Pero no nos quedemos solo en la memoria, porque hoy ese prestigio del cómic vuelve con fuerza y la lista de autores que piden paso para escribir su nombre en la historia del medio es amplia, aunque posiblemente uno de los que la comandan con más fuerza sea Olivier Schrauwen. La editorial Fulgencio Pimentel acaba de editar con exquisitez el tercer y último volumen de Arsène Schrauwen, fascinante biografía —inventada o cierta, quién sabe— del abuelo del autor, que narra su particular peripecia vivida de joven en una alejada jungla. Si Herzog exploraba en ese escenario la locura de Fitzcarraldo, Schrauwen construye una biografía que bascula entre lo onírico y lo real, apoyado tanto en un tratamiento gráfico que exprime el simbolismo y las posibilidades narrativas del color risográfico como en una historia que no duda en alternar el humor socarrón con la fantasía e incluso la crítica. Las pocas luces de Arsène sirven como guía a una inusual excursión por una utopía que nunca sabremos si habita en el sueño o la realidad, pero que volverá de forma recurrente a nuestros pensamientos.

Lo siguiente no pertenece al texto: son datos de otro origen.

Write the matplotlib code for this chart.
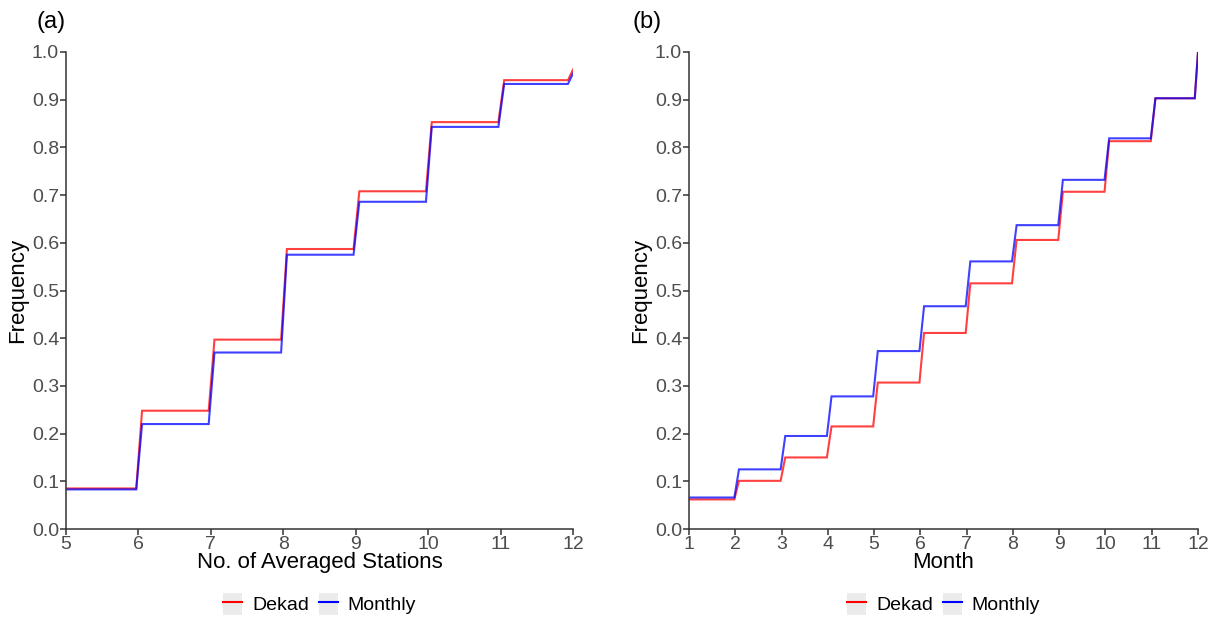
import matplotlib
matplotlib.use("Agg")
import matplotlib.pyplot as plt
from matplotlib.lines import Line2D
from matplotlib.patches import Patch

plt.rcParams['font.family'] = ['Liberation Sans', 'DejaVu Sans']

# panel (a): cumulative frequency by number of averaged stations
stations = [5, 6, 7, 8, 9, 10, 11, 12]
stations_dekad = [0.085, 0.248, 0.397, 0.587, 0.708, 0.853, 0.941, 0.963]
stations_monthly = [0.083, 0.220, 0.370, 0.575, 0.686, 0.843, 0.933, 0.955]

# panel (b): cumulative frequency by month
months = [1, 2, 3, 4, 5, 6, 7, 8, 9, 10, 11, 12]
month_dekad = [0.062, 0.101, 0.150, 0.215, 0.307, 0.411, 0.515, 0.606, 0.707, 0.813, 0.903, 1.0]
month_monthly = [0.066, 0.125, 0.195, 0.278, 0.373, 0.467, 0.561, 0.637, 0.732, 0.819, 0.903, 1.0]

RED = '#FF0000'
BLUE = '#0000FF'
TICK_GREY = '#4D4D4D'
W, H = 1219, 617


def step_xy(x, y, before, after):
    # steps rise over a short ramp around each integer, like the original
    xs = [x[0]]
    ys = [y[0]]
    for i in range(1, len(x)):
        if i == len(x) - 1:
            xs += [x[i] - 0.07, x[i]]
        else:
            xs += [x[i] - before, x[i] + after]
        ys += [y[i - 1], y[i]]
    return xs, ys


def draw_panel(ax, x, dekad, monthly, xlabel, before, after):
    for vals, col in ((dekad, RED), (monthly, BLUE)):
        xs, ys = step_xy(x, vals, before, after)
        ax.plot(xs, ys, color=col, lw=1.5, alpha=0.75, solid_joinstyle='miter')
    ax.set_xlim(x[0], x[-1])
    ax.set_ylim(0, 1.0)
    ax.set_xticks(x)
    ax.set_yticks([i / 10 for i in range(11)])
    ax.set_yticklabels(['%.1f' % (i / 10) for i in range(11)])
    for s in ('top', 'right'):
        ax.spines[s].set_visible(False)
    for s in ('left', 'bottom'):
        ax.spines[s].set_color('#333333')
        ax.spines[s].set_linewidth(1.1)
    ax.tick_params(colors='#333333', labelcolor=TICK_GREY, labelsize=14,
                   length=4, width=1.1, pad=1)
    ax.set_xlabel(xlabel, fontsize=16, labelpad=-1)
    ax.set_ylabel('Frequency', fontsize=16, labelpad=3)
    handles = [(Patch(facecolor='#EBEBEB', edgecolor='none'), Line2D([], [], color=RED, lw=1.5)),
               (Patch(facecolor='#EBEBEB', edgecolor='none'), Line2D([], [], color=BLUE, lw=1.5))]
    ax.legend(handles, ['Dekad', 'Monthly'], loc='upper center', bbox_to_anchor=(0.5, -0.097),
              ncol=2, frameon=False, fontsize=14, handlelength=1.0, handleheight=1.4,
              handletextpad=0.5, columnspacing=0.5)


fig = plt.figure(figsize=(W / 100, H / 100), dpi=100)
ax1 = fig.add_axes([66 / W, 1 - 529 / H, 507 / W, 477 / H])
ax2 = fig.add_axes([689 / W, 1 - 529 / H, 509 / W, 477 / H])

draw_panel(ax1, stations, stations_dekad, stations_monthly, 'No. of Averaged Stations', 0.03, 0.05)
draw_panel(ax2, months, month_dekad, month_monthly, 'Month', 0.02, 0.08)

fig.text(36 / W, 1 - 11 / H, '(a)', fontsize=17, ha='left', va='top')
fig.text(633 / W, 1 - 11 / H, '(b)', fontsize=17, ha='left', va='top')

fig.savefig('out.png', dpi=100)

Y otro nombre que estará con seguridad en esa lista de clásicos modernos es el de Riad Sattouf, que tras el éxito de El árabe del futuro (Salamandra Graphic) aborda un personalísimo proyecto que cede el protagonismo a una niña de nueve años. En Los cuadernos de Esther (Sapristi Cómics), el dibujante demuestra su habilidad como testigo de la realidad que le circunda, recreando la vida de la pequeña Esther a través de sus testimonios. Frente a las clásicas series que escondían la voz del autor tras un personaje infantil, Sattouf se convierte en la voz de la niña de forma transparente al lector, haciendo de la viñeta una grieta indiscreta por la que se ponen en cruel evidencia unos modelos y comportamientos que la sociedad intenta transmitir a los más pequeños y que, quizá, no llegan como pensamos. Humor de regusto amargo, pero de lúcida eficacia.